Pictures do not belong in your copy. Repeat all the other data exactly.

● ● ●

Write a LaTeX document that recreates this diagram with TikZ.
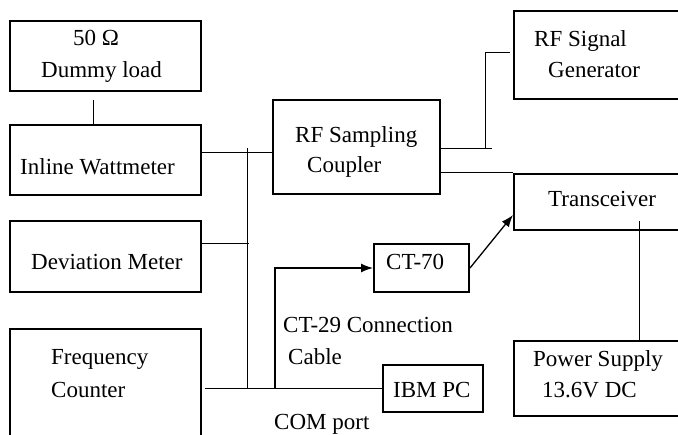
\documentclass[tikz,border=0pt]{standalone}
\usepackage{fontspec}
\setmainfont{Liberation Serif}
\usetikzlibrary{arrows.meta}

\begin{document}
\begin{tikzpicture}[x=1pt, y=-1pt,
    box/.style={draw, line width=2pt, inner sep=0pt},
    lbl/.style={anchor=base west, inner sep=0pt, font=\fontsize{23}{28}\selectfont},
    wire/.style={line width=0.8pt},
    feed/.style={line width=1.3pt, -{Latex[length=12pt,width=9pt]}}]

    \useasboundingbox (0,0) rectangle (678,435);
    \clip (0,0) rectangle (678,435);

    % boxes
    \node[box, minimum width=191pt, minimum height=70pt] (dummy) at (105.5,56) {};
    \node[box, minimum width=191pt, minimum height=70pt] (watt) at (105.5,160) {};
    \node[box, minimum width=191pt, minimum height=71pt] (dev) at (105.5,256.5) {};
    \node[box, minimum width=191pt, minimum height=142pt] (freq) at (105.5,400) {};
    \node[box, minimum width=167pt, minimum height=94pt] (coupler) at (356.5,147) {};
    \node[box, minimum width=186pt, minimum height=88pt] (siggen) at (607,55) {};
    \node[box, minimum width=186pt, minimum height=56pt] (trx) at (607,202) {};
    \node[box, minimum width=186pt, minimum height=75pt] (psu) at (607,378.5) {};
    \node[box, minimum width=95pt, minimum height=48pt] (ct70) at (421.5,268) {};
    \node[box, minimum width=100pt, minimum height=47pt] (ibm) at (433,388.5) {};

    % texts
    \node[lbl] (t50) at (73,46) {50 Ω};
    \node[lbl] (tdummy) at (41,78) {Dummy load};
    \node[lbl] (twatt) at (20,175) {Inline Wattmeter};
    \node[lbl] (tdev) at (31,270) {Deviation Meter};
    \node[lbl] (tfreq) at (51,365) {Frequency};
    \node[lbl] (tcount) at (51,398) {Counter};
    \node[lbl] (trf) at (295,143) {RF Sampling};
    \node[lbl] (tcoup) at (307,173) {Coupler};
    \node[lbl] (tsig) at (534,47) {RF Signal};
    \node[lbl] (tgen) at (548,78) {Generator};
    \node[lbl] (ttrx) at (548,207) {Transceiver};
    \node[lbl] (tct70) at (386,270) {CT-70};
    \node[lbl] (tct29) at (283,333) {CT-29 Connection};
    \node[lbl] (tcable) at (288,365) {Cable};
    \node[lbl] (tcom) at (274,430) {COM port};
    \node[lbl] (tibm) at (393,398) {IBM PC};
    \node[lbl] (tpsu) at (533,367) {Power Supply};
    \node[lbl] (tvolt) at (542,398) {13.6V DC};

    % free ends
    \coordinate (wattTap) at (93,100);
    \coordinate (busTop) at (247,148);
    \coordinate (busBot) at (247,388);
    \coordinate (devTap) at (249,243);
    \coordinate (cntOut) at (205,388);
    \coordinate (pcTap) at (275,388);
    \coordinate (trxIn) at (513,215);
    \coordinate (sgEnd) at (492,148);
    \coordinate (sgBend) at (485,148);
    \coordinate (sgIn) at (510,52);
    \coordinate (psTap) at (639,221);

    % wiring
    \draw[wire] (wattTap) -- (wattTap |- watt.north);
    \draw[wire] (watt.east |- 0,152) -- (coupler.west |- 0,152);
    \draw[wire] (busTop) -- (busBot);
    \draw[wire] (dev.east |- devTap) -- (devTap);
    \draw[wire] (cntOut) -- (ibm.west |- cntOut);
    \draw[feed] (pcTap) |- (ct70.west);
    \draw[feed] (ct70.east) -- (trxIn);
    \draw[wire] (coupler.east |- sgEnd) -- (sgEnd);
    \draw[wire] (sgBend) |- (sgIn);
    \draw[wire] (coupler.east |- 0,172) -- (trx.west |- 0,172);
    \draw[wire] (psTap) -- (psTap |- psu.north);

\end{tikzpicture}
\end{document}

● ● ●

**THE ANSWER:**
Write a LaTeX document that recreates this diagram with TikZ.
\documentclass[tikz,border=0pt]{standalone}
\usepackage{fontspec}
\setmainfont{Liberation Serif}
\usetikzlibrary{arrows.meta}

\begin{document}
\begin{tikzpicture}[x=1pt, y=-1pt,
    box/.style={draw, line width=2pt, inner sep=0pt},
    lbl/.style={anchor=base west, inner sep=0pt, font=\fontsize{23}{28}\selectfont},
    wire/.style={line width=0.8pt},
    feed/.style={line width=1.3pt, -{Latex[length=12pt,width=9pt]}}]

    \useasboundingbox (0,0) rectangle (678,435);
    \clip (0,0) rectangle (678,435);

    % boxes
    \node[box, minimum width=191pt, minimum height=70pt] (dummy) at (105.5,56) {};
    \node[box, minimum width=191pt, minimum height=70pt] (watt) at (105.5,160) {};
    \node[box, minimum width=191pt, minimum height=71pt] (dev) at (105.5,256.5) {};
    \node[box, minimum width=191pt, minimum height=142pt] (freq) at (105.5,400) {};
    \node[box, minimum width=167pt, minimum height=94pt] (coupler) at (356.5,147) {};
    \node[box, minimum width=186pt, minimum height=88pt] (siggen) at (607,55) {};
    \node[box, minimum width=186pt, minimum height=56pt] (trx) at (607,202) {};
    \node[box, minimum width=186pt, minimum height=75pt] (psu) at (607,378.5) {};
    \node[box, minimum width=95pt, minimum height=48pt] (ct70) at (421.5,268) {};
    \node[box, minimum width=100pt, minimum height=47pt] (ibm) at (433,388.5) {};

    % texts
    \node[lbl] (t50) at (73,46) {50 Ω};
    \node[lbl] (tdummy) at (41,78) {Dummy load};
    \node[lbl] (twatt) at (20,175) {Inline Wattmeter};
    \node[lbl] (tdev) at (31,270) {Deviation Meter};
    \node[lbl] (tfreq) at (51,365) {Frequency};
    \node[lbl] (tcount) at (51,398) {Counter};
    \node[lbl] (trf) at (295,143) {RF Sampling};
    \node[lbl] (tcoup) at (307,173) {Coupler};
    \node[lbl] (tsig) at (534,47) {RF Signal};
    \node[lbl] (tgen) at (548,78) {Generator};
    \node[lbl] (ttrx) at (548,207) {Transceiver};
    \node[lbl] (tct70) at (386,270) {CT-70};
    \node[lbl] (tct29) at (283,333) {CT-29 Connection};
    \node[lbl] (tcable) at (288,365) {Cable};
    \node[lbl] (tcom) at (274,430) {COM port};
    \node[lbl] (tibm) at (393,398) {IBM PC};
    \node[lbl] (tpsu) at (533,367) {Power Supply};
    \node[lbl] (tvolt) at (542,398) {13.6V DC};

    % free ends
    \coordinate (wattTap) at (93,100);
    \coordinate (busTop) at (247,148);
    \coordinate (busBot) at (247,388);
    \coordinate (devTap) at (249,243);
    \coordinate (cntOut) at (205,388);
    \coordinate (pcTap) at (275,388);
    \coordinate (trxIn) at (513,215);
    \coordinate (sgEnd) at (492,148);
    \coordinate (sgBend) at (485,148);
    \coordinate (sgIn) at (510,52);
    \coordinate (psTap) at (639,221);

    % wiring
    \draw[wire] (wattTap) -- (wattTap |- watt.north);
    \draw[wire] (watt.east |- 0,152) -- (coupler.west |- 0,152);
    \draw[wire] (busTop) -- (busBot);
    \draw[wire] (dev.east |- devTap) -- (devTap);
    \draw[wire] (cntOut) -- (ibm.west |- cntOut);
    \draw[feed] (pcTap) |- (ct70.west);
    \draw[feed] (ct70.east) -- (trxIn);
    \draw[wire] (coupler.east |- sgEnd) -- (sgEnd);
    \draw[wire] (sgBend) |- (sgIn);
    \draw[wire] (coupler.east |- 0,172) -- (trx.west |- 0,172);
    \draw[wire] (psTap) -- (psTap |- psu.north);

\end{tikzpicture}
\end{document}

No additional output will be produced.